On ne perçoit pas en quoi les deux premières modifications sont susceptibles d'améliorer ou de fluidifier la gestion des biens du mineur. Au mieux, ces opérations lui font courir un risque inutile. Au contraire, la transaction et le compromis sont de nature à résoudre des litiges de manière moins dommageable qu'un procès et cette modification doit être saluée.
- L'inclusion des actes soumis à autorisation qui étaient antérieurement libres. - Paradoxalement à l'esprit libéral de l'ordonnance de 2015, certains actes qui étaient antérieurement libres deviennent soumis à autorisation judiciaire pour les administrateurs légaux conjoints. Ainsi l'acceptation pure et simple d'une succession, d'un legs universel ou à titre universel ou la réalisation d'un acte de disposition portant sur des valeurs mobilières ou des instruments financiers nécessitent, dans le nouveau régime d'administration légale, l'autorisation préalable du juge. Dans l'ancien régime d'administration légale pure et simple, les parents pouvaient réaliser ces opérations sans l'autorisation du juge.
Cet accroissement du formalisme pour les administrateurs légaux conjoints s'explique par l'unification du régime de l'administration, qu'elle soit bicéphale ou unicéphale. Cette harmonisation du régime s'est accompagnée d'une libéralisation des actes soumis à autorisation. Cependant, certains actes qui étaient libres dans l'administration légale pure et simple sont désormais soumis à autorisation car il a sans doute été jugé dangereux de laisser l'administrateur unique décider seul et sans contrôle de ces opérations.

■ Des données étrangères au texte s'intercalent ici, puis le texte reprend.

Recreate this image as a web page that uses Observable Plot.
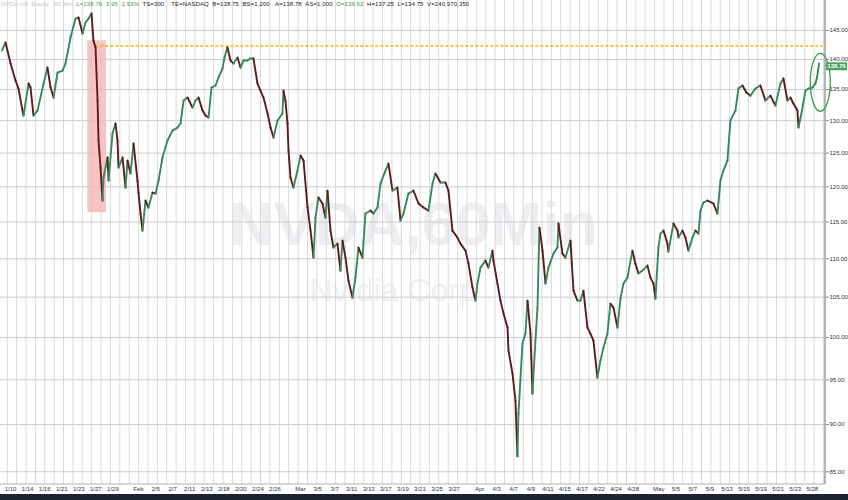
<!DOCTYPE html>
<html><head><meta charset="utf-8">
<script src="https://cdn.jsdelivr.net/npm/d3@7"></script>
<script src="https://cdn.jsdelivr.net/npm/@observablehq/plot@0.6"></script>
<style>
html,body{margin:0;padding:0;background:#fff;}
#wrap{position:relative;width:848px;height:500px;overflow:hidden;font-family:"Liberation Sans",Arial,sans-serif;}
#chart svg{display:block;}
#hdr{position:absolute;left:1px;top:1px;font-size:6px;line-height:7px;white-space:nowrap;color:#222;letter-spacing:0.1px;}
#strip{position:absolute;left:0;top:494px;width:848px;height:6px;background:#1d2331;}
</style></head><body>
<div id="wrap"><div id="chart"></div>
<div id="hdr"><span style="color:#c4c4c4">NVDA US &nbsp;Equity &nbsp;&nbsp;60 Min</span>&nbsp;&nbsp;<span style="color:#3b9a55">L=138.76 &nbsp;3.95 &nbsp;2.93%</span>&nbsp;&nbsp;TS=300 &nbsp;&nbsp;&nbsp;TE=NASDAQ &nbsp;B=138.75 &nbsp;BS=1,200 &nbsp;&nbsp;A=138.78 &nbsp;AS=1,000 &nbsp;<span style="color:#3b9a55">O=136.62</span> &nbsp;H=137.25 &nbsp;L=134.75 &nbsp;V=240,970,350</div>
<div id="strip"></div></div>
<script>
// trading-session position (0 = Jan 8 2025, 1 trading day per unit) and NVDA price
const sessionT = [0,0.41,1.00,1.58,1.93,2.40,2.52,3.11,3.34,3.69,4.16,4.87,5.33,5.69,6.04,6.51,7.09,7.44,8.03,8.62,8.97,9.44,9.79,10.14,10.49,10.72,10.96,
11.20,11.31,11.55,11.78,11.90,12.37,12.49,12.95,13.31,13.54,13.66,14.13,14.48,14.71,15.06,15.42,15.88,16.00,16.24,16.47,16.82,17.17,17.64,18.00,18.35,18.81,19.40,19.99,20.57,20.93,21.28,21.75,22.33,22.68,23.04,23.50,23.86,24.21,24.56,25.03,25.38,25.85,26.08,26.43,26.79,27.14,27.61,27.96,28.31,28.78,29.13,29.48,29.95,30.30,30.66,31.13,31.48,31.83,32.30,32.88,33.00,33.23,33.47,33.59,33.82,34.17,34.64,35.00,35.35,35.82,36.17,36.52,36.75,37.10,37.57,37.92,38.16,38.51,38.86,39.33,39.68,39.92,40.27,40.62,41.09,41.44,41.79,42.26,42.61,43.20,43.55,44.02,44.37,44.96,45.31,45.78,46.36,46.72,47.07,47.65,48.24,48.83,49.41,50.00,50.47,50.82,51.41,51.99,52.34,52.81,53.40,53.75,54.34,54.69,55.16,55.51,55.74,56.10,56.68,57.03,57.50,57.62,58.09,58.44,58.80,59.27,59.38,59.85,60.20,60.43,60.55,61.02,61.37,61.61,61.96,62.19,62.54,62.78,63.01,63.37,63.72,64.07,64.65,65.12,65.24,65.71,66.06,66.65,67.00,67.47,67.82,68.17,68.64,68.99,69.34,69.81,70.16,70.52,70.98,71.33,71.69,72.16,72.51,72.86,73.33,73.91,74.26,74.62,75.09,75.67,76.02,76.38,76.61,76.96,77.20,77.55,78.02,78.13,78.72,79.19,79.31,79.78,80.13,80.48,80.95,81.30,81.66,81.89,82.24,82.71,83.41,83.88,84.23,84.58,85.05,85.40,85.99,86.34,86.81,87.28,87.75,88.33,88.92,89.51,90.09,90.68,91.27,91.62,92.09,92.44,92.79,93.26,93.38,93.73,94.20,94.55,95.02,95.37,95.56,95.79];
const price = [141.52,142.9,139.31,136.47,135.15,131.60,130.81,135.98,135.32,130.81,131.60,135.98,138.63,135.32,133.69,137.8,138.13,139.31,143.77,147.1,147.29,144.46,146.4,147.1,148.0,143.24,142.03,
133.20,126.91,122.83,118.02,121.35,124.33,120.91,127.99,129.55,126.91,122.83,124.33,119.89,123.87,121.94,126.45,120.91,119.17,116.18,113.81,118.02,117.03,119.17,119.02,120.91,124.33,126.91,128.45,128.92,129.55,133.20,133.69,132.08,133.20,133.69,131.60,130.81,130.5,135.32,135.65,136.97,138.47,140.32,142.03,139.81,139.31,140.32,138.63,139.81,139.81,140.15,140.15,135.98,134.82,133.69,131.13,128.92,127.37,130.02,131.13,134.82,133.20,129.55,125.38,121.35,119.89,122.38,124.63,123.87,117.03,113.81,110.15,115.61,118.45,117.6,115.61,119.45,113.81,111.49,112.03,108.43,112.44,110.15,107.12,104.94,107.51,111.49,110.15,116.18,116.60,116.18,117.03,120.47,122.38,123.42,119.45,119.89,115.19,116.18,119.02,119.45,117.60,117.03,116.60,120.47,121.94,120.62,120.62,119.45,113.81,112.85,112.03,111.08,109.35,106.22,104.56,106.73,108.82,109.75,108.82,111.08,109.75,106.73,104.56,102.93,101.20,98.42,95.72,92.64,86.6,91.20,99.26,100.47,104.56,100.47,93.43,99.62,103.68,114.22,111.08,106.73,108.82,110.68,111.49,114.78,110.68,110.15,112.44,105.83,104.56,104.56,105.83,101.20,100.47,99.62,95.26,97.24,98.78,100.47,104.18,103.68,101.20,104.81,106.73,107.51,111.08,109.35,108.04,108.43,109.09,107.51,106.73,104.81,111.49,113.40,113.81,112.03,110.95,114.78,113.81,112.85,113.81,112.85,111.08,112.85,113.81,113.40,116.60,117.74,118.02,117.6,116.18,120.91,122.38,123.87,130.02,131.60,135.15,135.65,134.5,134.0,135.15,135.65,133.20,134.0,132.4,135.98,136.8,133.20,133.69,132.72,131.60,128.92,131.13,134.82,135.15,135.32,135.98,136.97,139.31];

const priceTicks = [145,140,135,130,125,120,115,110,105,100,95,90,85];
const labelDays = [1,3,5,7,9,11,13,16,18,20,22,24,26,28,30,32,35,37,39,41,43,45,47,49,51,53,56,58,60,62,64,66,68,70,72,74,77,79,81,83,85,87,89,91,93,95];
const labelText = ["1/10","1/14","1/16","1/21","1/23","1/27","1/29","Feb","2/5","2/7","2/11","2/13","2/18","2/20","2/24","2/26","Mar","3/5","3/7","3/11","3/13","3/17","3/19","3/21","3/25","3/27","Apr","4/3","4/7","4/9","4/11","4/15","4/17","4/22","4/24","4/28","May","5/5","5/7","5/9","5/13","5/15","5/19","5/21","5/23","5/28"];
const priorLevel = 142.3;           // pre-DeepSeek level (dotted)
const shockZone = {t1: 10.06, t2: 12.25, p1: 116.3, p2: 143.2};
const lastPrice = 138.76;
const highlight = {t: 96.0, p: 136.1};

const segs = sessionT.slice(1).map((t, i) => ({t0: sessionT[i], p0: price[i], t1: t, p1: price[i + 1], up: price[i + 1] >= price[i]}));
const labelMap = new Map(labelDays.map((d, i) => [d, labelText[i]]));
const gridT = d3.range(0.61, 96.5, 1.10);
const xDomain = [-0.18, 96.55];

const chart = Plot.plot({
  width: 848, height: 494,
  marginLeft: 0, marginRight: 23, marginTop: 0, marginBottom: 10,
  x: {domain: xDomain, axis: null},
  y: {type: "log", domain: [83.7, 150.35], axis: null},
  style: {fontFamily: "Liberation Sans, Arial, sans-serif", background: "#fff", overflow: "visible"},
  marks: [
    Plot.text(["NVDA,60Min"], {text: d => d, frameAnchor: "middle", dy: -17, fontSize: 62, fontWeight: "bold", fill: "#eceef2"}),
    Plot.text(["Nvidia Corp"], {text: d => d, frameAnchor: "middle", dx: -20, dy: 48, fontSize: 32, fill: "#eef0f3"}),
    Plot.ruleX(gridT, {stroke: "#d9d9d9", strokeWidth: 1}),
    Plot.ruleY(priceTicks, {stroke: "#cdcdcd", strokeWidth: 1}),
    Plot.rect([shockZone], {x1: "t1", x2: "t2", y1: "p1", y2: "p2", fill: "#f5b4b4", fillOpacity: 0.8}),
    Plot.ruleY([priorLevel], {x1: 11.0, x2: 96.3, stroke: "#f2b705", strokeWidth: 1.6, strokeDasharray: "3,2"}),
    Plot.link(segs, {x1: "t0", y1: "p0", x2: "t1", y2: "p1", stroke: d => d.up ? "#37885c" : "#5c1c1f", strokeWidth: 1.9, strokeLinecap: "round"}),
    (index, scales, values, dim) => {
      const g = d3.create("svg:g");
      const xr = dim.width - dim.marginRight, yb = dim.height - dim.marginBottom;
      g.append("line").attr("x1", xr).attr("x2", xr).attr("y1", 0).attr("y2", yb).attr("stroke", "#9c9c9c").attr("stroke-width", 1.5);
      g.append("line").attr("x1", 0).attr("x2", xr).attr("y1", yb).attr("y2", yb).attr("stroke", "#b0b0b0");
      g.append("ellipse").attr("cx", scales.x(highlight.t)).attr("cy", scales.y(highlight.p)).attr("rx", 10).attr("ry", 29)
        .attr("fill", "none").attr("stroke", "#3d9a4b").attr("stroke-width", 1.3);
      const yl = scales.y(lastPrice);
      g.append("rect").attr("x", xr + 1).attr("y", yl - 4).attr("width", 21).attr("height", 8).attr("fill", "#47a363");
      g.append("text").attr("x", xr + 11.5).attr("y", yl + 2).attr("text-anchor", "middle").attr("font-size", 6).attr("fill", "#fff").attr("font-weight", "bold").text(lastPrice.toFixed(2));
      return g.node();
    },
    Plot.axisY(priceTicks, {anchor: "right", tickFormat: d => d.toFixed(2), fontSize: 6, tickSize: 3, tickPadding: 1, stroke: "#888", fill: "#333"}),
    Plot.axisX(labelDays, {anchor: "bottom", tickFormat: d => labelMap.get(d), tickSize: 0, tickPadding: 2.5, fontSize: 6, fill: "#333"})
  ]
});
document.getElementById("chart").appendChild(chart);
</script>
</body></html>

L'harmonisation a eu lieu sur ce point par un nivellement par le bas au détriment des administrateurs conjoints.
Les actes interdits
- La suppression du renvoi aux règles de la tutelle. - L'ordonnance du 15 octobre 2015 a abrogé le renvoi créé à l'article 389-7 du Code civil, qui prévoyait que les règles de la tutelle étaient, pour le surplus, applicables à l'administration légale
. Par conséquent, l'article 509 du même code qui prévoit que certains actes sont interdits au tuteur, même avec l'accord du juge, s'appliquait antérieurement aux mineurs. Ce renvoi est supprimé et cet article n'est plus applicable à l'administration légale.
- La liste des actes interdits. - La liste des actes interdits résulte désormais de l'article 387-2 du Code civil qui dispose que l'administrateur légal ne peut, même avec une autorisation :
- aliéner gratuitement les biens ou les droits du mineur ;
- acquérir d'un tiers un droit ou une créance contre le mineur ;
- exercer le commerce ou une profession libérale au nom du mineur ;
- transférer dans un patrimoine fiduciaire les biens ou les droits du mineur.
Cette liste n'est pas exhaustive, car certains textes spéciaux la complètent. Par exemple, l'article 930-1 du Code civil interdit au mineur de renoncer par anticipation à l'action en réduction.
En tout état de cause, le principe demeure la liberté. Les interdictions doivent être prévues par un texte spécial
.
- La réduction de la liste des actes interdits. - Nous avons vu précédemment que certains actes qui étaient antérieurement interdits sont devenus possibles sous réserve de l'autorisation du juge. Il s'agit de l'achat d'un bien ou de la conclusion d'un bail sur un bien du mineur au profit de son administrateur, de la constitution d'une sûreté au nom du mineur pour garantir les dettes d'un tiers, de la transaction et du compromis.